Here's one thing to consider:
("Prison Study to Investigate Link between Junk Food And Violence")

(Report Comment)
Carl Kabler May 27, 2010 | 7:35 a.m.

Again Ray, I find myself (for the second time?) agreeing with what you are saying, though many might not see the link at first between behavior and what goes into the body and mind, people must realize the brain is an organ, much like the heart, or lungs, or the eyes, it can 'malfunction' just like these other organs if it doesn't receive what it needs to keep the bodies systems 'balanced'. It can be overstimulated or understimulated by a huge array of external factors producing a whole range of feelings and reactions including eventually such things as extreme anger and violence and mood swings.

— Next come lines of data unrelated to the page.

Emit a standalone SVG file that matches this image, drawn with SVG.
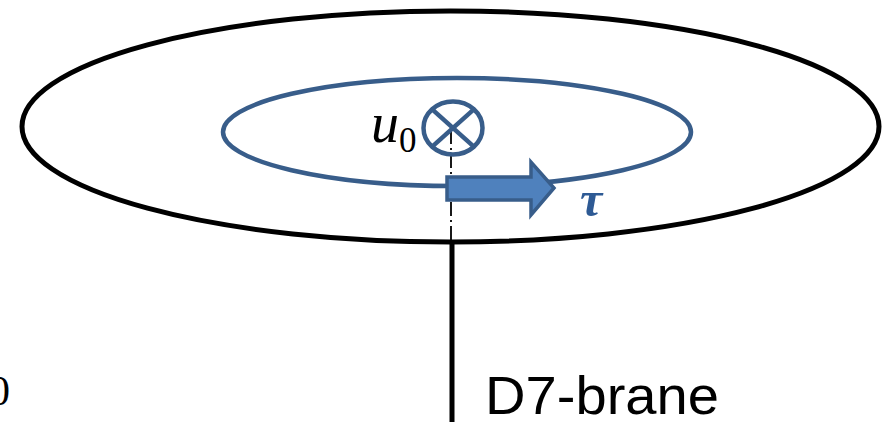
<svg xmlns="http://www.w3.org/2000/svg" width="882" height="422" viewBox="0 0 882 422">
<style>
.blk{fill:none;stroke:#000;stroke-width:5}
.blue{fill:none;stroke:#385D8A;stroke-width:4.5}
.dd{fill:none;stroke:#000;stroke-width:1.8;stroke-dasharray:14 4 2 4}
.sans{font-family:"Liberation Sans",Arial,sans-serif}
.serif{font-family:"Liberation Serif","DejaVu Serif",serif}
</style>
<rect width="882" height="422" fill="#fff"/>
<g id="outer-ellipse"><ellipse class="blk" cx="450.5" cy="126.5" rx="428.5" ry="115.5"/></g>
<g id="inner-ellipse"><ellipse class="blue" cx="457" cy="132" rx="234" ry="54"/></g>
<g id="connectors">
<line class="dd" x1="451" y1="130" x2="451" y2="242"/>
<line x1="452" y1="240" x2="452" y2="422" stroke="#000" stroke-width="5"/>
</g>
<g id="u0-marker">
<ellipse cx="453" cy="128" rx="29.5" ry="26.5" fill="none" stroke="#385D8A" stroke-width="4.5"/>
<line x1="432.2" y1="109.3" x2="473.8" y2="146.7" stroke="#385D8A" stroke-width="4.5"/>
<line x1="473.8" y1="109.3" x2="432.2" y2="146.7" stroke="#385D8A" stroke-width="4.5"/>
<text class="serif" x="371" y="142" font-size="56" font-style="italic">u</text>
<text class="serif" x="399" y="152" font-size="35">0</text>
</g>
<g id="tau-arrow">
<polygon points="447,177 531,177 531,162 554,188 531,215 531,200 447,200" fill="#4F81BD" stroke="#385D8A" stroke-width="3.5" stroke-linejoin="miter"/>
<text class="serif" x="580" y="216" font-size="50" font-style="italic" font-weight="bold" fill="#2E5A94">τ</text>
</g>
<g id="d7-label">
<text class="sans" x="485" y="414" font-size="54" textLength="234" lengthAdjust="spacingAndGlyphs">D7-brane</text>
</g>
<g id="edge-label">
<text class="serif" x="-11" y="405" font-size="42">0</text>
</g>
</svg>
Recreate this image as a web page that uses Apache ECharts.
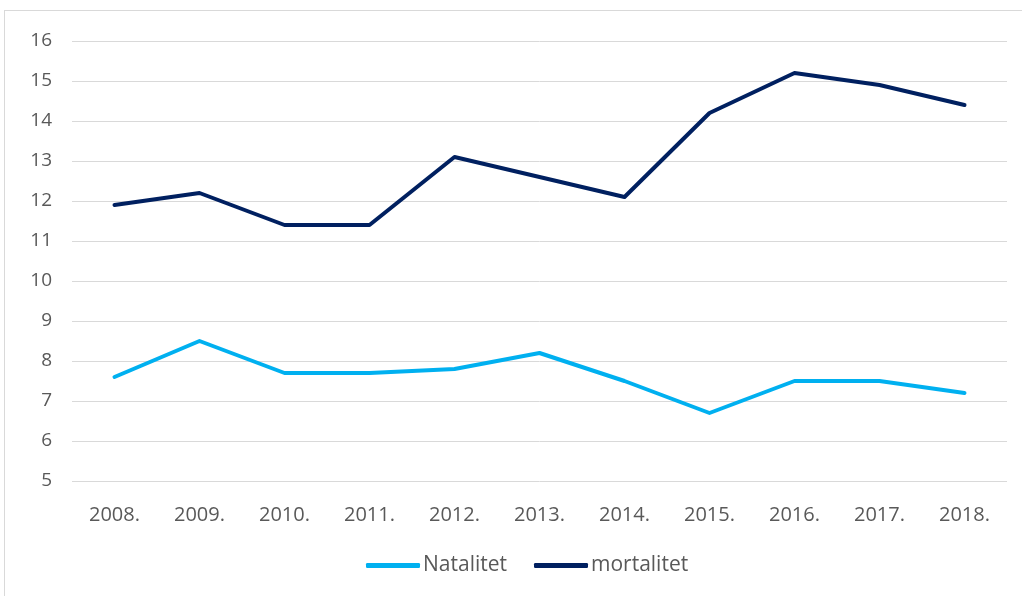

I recall as a child, just like most American kids, being fed mountains of sugar laced foods (and simple carbs) that made me literally bounce off the walls, and like so many others aquiring as a result a so called 'disease' (but temporary and *curable*) such a 'ADD' or 'hyperactivity'. I cringe when I read there are over 4 MILLION? U.S. kids on Ritalin (or similar drugs) to combat the very fire parents are unknowingly or naively stoking by their helping to pump this 'sugar drug' into their children. The brain and accompanying systems run on glucose, it's like pouring gas on a fire and wondering why the fire doesn't go out. And then we find those who make their profits from sales saying 'it has no affect'. Wow! Liars!

IMO refined carbs are really one of the first 'gateway drugs', they strip and deplete one's body of necessary nutrient stores of B-vitamins and minerals etc. that are desperately needed and already in short supply that control 'mood' and other brain system functions. Ever witness someone with 'low blood sugar' blow up over 'nothing' when they are on a low (caused by the overabuse of refined carbs), often you don't want to be around.

Many children turn to alcohol when they get older to try and feel 'normal' after years of other simple carb abuse,in a bandaide effort to self medicate. It IMO wasn't really their 'fault' how could they have known (or their parents) what was happening, it's a trap set and one hard to get out of (but possible through slow re-balancing steps.) Some go on to even harder drugs and never get out and/or end up in prison or a mental health ward. This has always been ONE of my main reasons to be against the so called 'war on drugs' it's really attacking (in SOME cases) *sick* people, it's like attacking someone with cancer or heart disease, cruel and IMO non-effective in the bigger picture.